Yes great article and great questions for further posts. I am particularly interested in hearing more about on your synthetic quilt concept and the ability of such a system to go down to single digits and lower (my winter venue is the Adirondacks where temps go regularly go down into the -20s and lower).

Also, have you considered using a VBL to keep moisture from entering your down in the first place? That way you could combine two down bags and get more warmth and flexibility, kinda like the Stephenson Triple bag concept. E.g., using two differently sized and temp rated Katabatic quilts, plus a VBL liner for the real cold (E.g., a VBL inside a Chisos 40, inside a Palisades 30 or Sawatch 15° for example). Expensive, yes; but that way you would have multiple lightweight sleeping bag options depending on expected conditions. I always thought Stephenson was on to something with his triple bag idea, just too heavy....any thoughts on that approach?

Pit Martin
(Pit5785455) - MLife
Re: Cool Notes on 02/22/2013 15:10:50 MST Print View

My buddy, Tommy, and I are completing the Colorado Trail in segments, and both of us are in our mid-50s. We are heavily into ultralite, with one exception: we bring the Big Agnes Slide Mountain 3 tent, which is 6 lbs with the footprint. it is a 3 man tent, with 2 doors and 2 vestibules, and is the best shelter i have used in 41 years of backpacking. We split the weight, and end up with 23 lbs instead of 19 lbs for a 5 - 8 day trip. The comfort and expansive interior make rough weather days/weeks very comfortable. Beats the hell out of a tarp in inclement weather (like the 8 days of 37 - 47 degree rain on the CT/Continental Divide trail 3 summers ago in Colorado, between Saguache and Silverton - 101 miles, mostly above treeline). Pit Martin

Andy F
(AndyF) - F

Locale: Ohio
shell on 10/31/2013 12:07:37 MDT Print View

Great article and photos! I especially enjoyed the discussion of tarp options.

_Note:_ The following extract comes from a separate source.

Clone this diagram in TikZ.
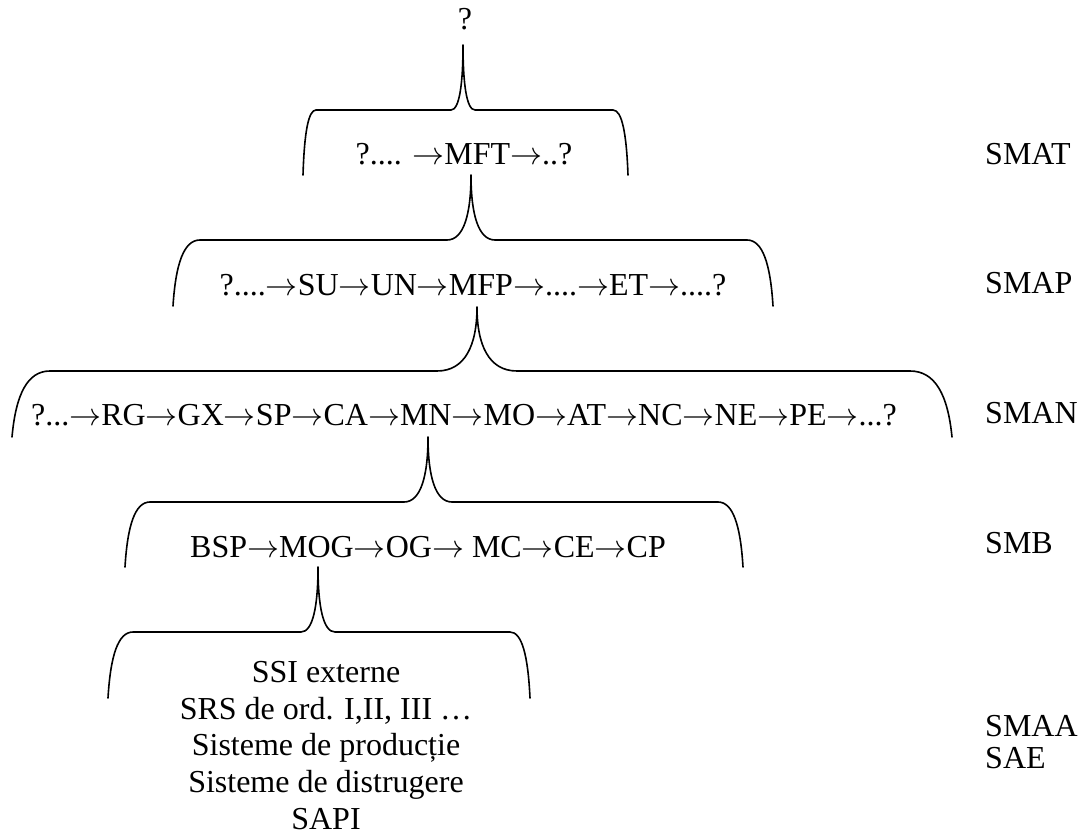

"The layer I wish to replace the most is my wind shirt. I’m still waiting for the day when I can bring a waterproof layer that is breathable enough to be a wind shirt in cold conditions. Maybe that day is just around the corner, perhaps sometime in 2013?"

I'm a DriDucks fan in warmer weather, but I really like the eVent Packa for winter or cold/wet conditions as both wind and rain/wet snow protection layer. I used it in the UP of Michigan in 2012 during a nearly day-long snowstorm. The pack cover portion is nice for keeping the pack and shoulder straps dry, but it also helps with back ventilation (not having a jacket sandwiched directly between the pack and my back) and allows carrying it with zero pack volume by stuffing the sleeves and front under the cover when they're not needed. If it's just used for wind, the pit zips and front zipper work great for venting when needed on an uphill section.

Edited by AndyF on 10/31/2013 12:09:53 MDT.